Calibeating Prediction-Powered Inference
New method boosts accuracy and efficiency without retraining models.
Lars van der Laan and Mark van der Laan have introduced a new method called Calibrated Prediction-Powered Inference (Calibeating) for semisupervised mean estimation. This approach addresses a common challenge: when you have a small labeled dataset and a large unlabeled one, and a black-box prediction model that might be miscalibrated. Traditional methods like augmented inverse-probability weighting (AIPW) can be inefficient if the prediction scores don't align well with the actual outcomes. Calibeating post-hoc calibrates these predictions on the labeled sample before using them for estimation, requiring no retraining of the model. The researchers explore both linear and isotonic calibration, with isotonic calibration showing first-order optimality guarantees—it can improve predictive accuracy and estimator efficiency beyond the original score and simpler post-processing methods, and no further processing of the isotonic score yields additional gains.
In their analysis, the authors clarify relationships among existing estimators: the original PPI estimator is a special case of AIPW and can be inefficient when the prediction model is accurate, while PPI++ equates to AIPW with empirical efficiency maximization.
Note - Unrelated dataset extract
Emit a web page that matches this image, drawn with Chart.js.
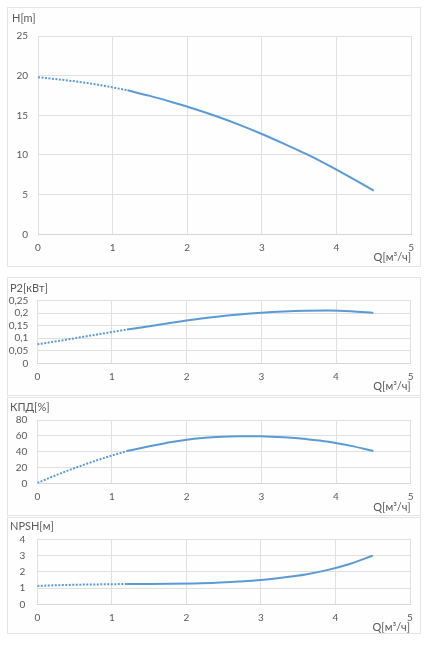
<!DOCTYPE html>
<html><head><meta charset="utf-8">
<script src="https://cdn.jsdelivr.net/npm/chart.js@4"></script>
<style>
html,body{margin:0;padding:0;background:#fff;width:427px;height:648px;overflow:hidden;font-family:Lato,"Liberation Sans",sans-serif;}
.panel{position:absolute;left:7px;width:414px;outline:1px solid #e4e4e4;outline-offset:-1px;background:#fefefe}
.panel canvas{position:absolute;left:0;top:0}
.ttl{position:absolute;left:5px;font-size:11px;line-height:13px;color:#595959;white-space:nowrap}
</style></head>
<body>
<div class="panel" id="p1" style="top:7px;height:260px"><canvas id="c1" width="414" height="260"></canvas><div class="ttl" style="top:4px">H[m]</div></div>
<div class="panel" id="p2" style="top:277px;height:119px"><canvas id="c2" width="414" height="119"></canvas><div class="ttl" style="top:4px;left:3px">P2[кВт]</div></div>
<div class="panel" id="p3" style="top:397px;height:119px"><canvas id="c3" width="414" height="119"></canvas><div class="ttl" style="top:3px;left:3px">КПД[%]</div></div>
<div class="panel" id="p4" style="top:517px;height:117px"><canvas id="c4" width="414" height="117"></canvas><div class="ttl" style="top:2px;left:3px">NPSH[м]</div></div>
<script>
// Flow rate points (м³/ч)
const qDotted = [0, 0.3, 0.6, 0.9, 1.2];
const qSolid = [1.2, 1.5, 1.8, 2.1, 2.4, 2.7, 3.0, 3.3, 3.6, 3.9, 4.2, 4.5];

// Head H [m]
const hDotted = [19.8, 19.5, 19.15, 18.7, 18.15];
const hSolid = [18.15, 17.45, 16.65, 15.8, 14.85, 13.8, 12.65, 11.4, 10.1, 8.65, 7.1, 5.5];

// Power P2 [кВт]
const pDotted = [0.076, 0.09, 0.105, 0.12, 0.135];
const pSolid = [0.135, 0.148, 0.162, 0.175, 0.186, 0.195, 0.202, 0.207, 0.21, 0.211, 0.208, 0.201];

// Efficiency КПД [%]
const eDotted = [1, 12.5, 23, 32.5, 41];
const eSolid = [41, 47, 52.5, 56.5, 58.8, 59.7, 59.5, 58.2, 56, 52.8, 47.5, 41];

// NPSH [м]
const nDotted = [1.13, 1.18, 1.21, 1.23, 1.25];
const nSolid = [1.25, 1.25, 1.26, 1.28, 1.32, 1.4, 1.5, 1.65, 1.84, 2.12, 2.5, 3.0];

// Tick labels
const xTickLabels = ['0', '1', '2', '3', '4', '5'];
const yTicksH = ['0', '5', '10', '15', '20', '25'];
const yTicksP = ['0', '0,05', '0,1', '0,15', '0,2', '0,25'];
const yTicksE = ['0', '20', '40', '60', '80'];
const yTicksN = ['0', '1', '2', '3', '4'];
const xTitle = 'Q[м³/ч]';

const LINE = '#5b9bd5';
const GRID = '#e0e0e0';
const TXT = '#595959';
const FONT = 'Lato, "Liberation Sans", sans-serif';

function pts(xs, ys) { return xs.map((x, i) => ({x: x, y: ys[i]})); }

function make(id, qd, yd, qs, ys, yMax, yStep, yLabels, L) {
  new Chart(document.getElementById(id), {
    type: 'scatter',
    data: {
      datasets: [
        {data: pts(qd, yd), showLine: true, borderColor: LINE, borderWidth: 2, borderDash: [2, 1.5], pointRadius: 0, cubicInterpolationMode: 'monotone', borderCapStyle: 'butt'},
        {data: pts(qs, ys), showLine: true, borderColor: LINE, borderWidth: 2, pointRadius: 0, cubicInterpolationMode: 'monotone'}
      ]
    },
    options: {
      responsive: false, animation: false, events: [],
      layout: {padding: {left: 0, top: L.top, right: L.right, bottom: L.bottom}},
      plugins: {legend: {display: false}, tooltip: {enabled: false}},
      scales: {
        x: {
          type: 'linear', min: 0, max: 5,
          ticks: {stepSize: 1, color: TXT, font: {family: FONT, size: 10}, padding: 7, maxRotation: 0, autoSkip: false,
                  callback: (v, i) => xTickLabels[i]},
          grid: {color: GRID, drawTicks: false},
          border: {color: '#d6d6d6'},
          title: {display: true, text: xTitle, align: 'end', color: TXT, font: {family: FONT, size: 11}, padding: 0},
          afterFit: s => { s.height = L.xh; }
        },
        y: {
          min: 0, max: yMax,
          ticks: {stepSize: yStep, color: TXT, font: {family: FONT, size: L.yf || 10}, padding: L.yp, autoSkip: false,
                  callback: (v, i) => yLabels[i]},
          grid: {color: GRID, drawTicks: false},
          border: {display: false},
          afterFit: s => { s.width = L.yw; }
        }
      }
    }
  });
}

make('c1', qDotted, hDotted, qSolid, hSolid, 25, 5, yTicksH, {top: 29, right: 9.3, bottom: 2.7, xh: 30, yw: 31, yp: 10});
make('c2', qDotted, pDotted, qSolid, pSolid, 0.25, 0.05, yTicksP, {top: 23.7, right: 10.3, bottom: 2.7, xh: 30, yw: 30.3, yp: 9, yf: 10});
make('c3', qDotted, eDotted, qSolid, eSolid, 80, 20, yTicksE, {top: 23, right: 10.3, bottom: 2.3, xh: 30, yw: 30.3, yp: 10});
make('c4', qDotted, nDotted, qSolid, nSolid, 4, 1, yTicksN, {top: 22.3, right: 11, bottom: 0, xh: 29.7, yw: 30.3, yp: 12});
</script>
</body></html>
Through simulations and real-data experiments, Calibeating often outperforms standard PPI and is competitive with or surpasses AIPW and PPI++. The team has released an accompanying Python package, ppi_aipw, to facilitate adoption. This work, submitted to arXiv on April 23, 2026, spans multiple fields including machine learning, artificial intelligence, econometrics, and quantitative methods, making it broadly relevant for practitioners dealing with limited labeled data.
- Calibeating post-hoc calibrates predictions on a small labeled sample before semisupervised estimation.
- Isotonic calibration achieves first-order optimality, improving accuracy and efficiency without retraining.
- Python package ppi_aipw is released; the method often outperforms PPI and competes with AIPW and PPI++.
Why It Matters
Calibeating offers a simple, no-retraining fix to boost model efficiency when labeled data is scarce.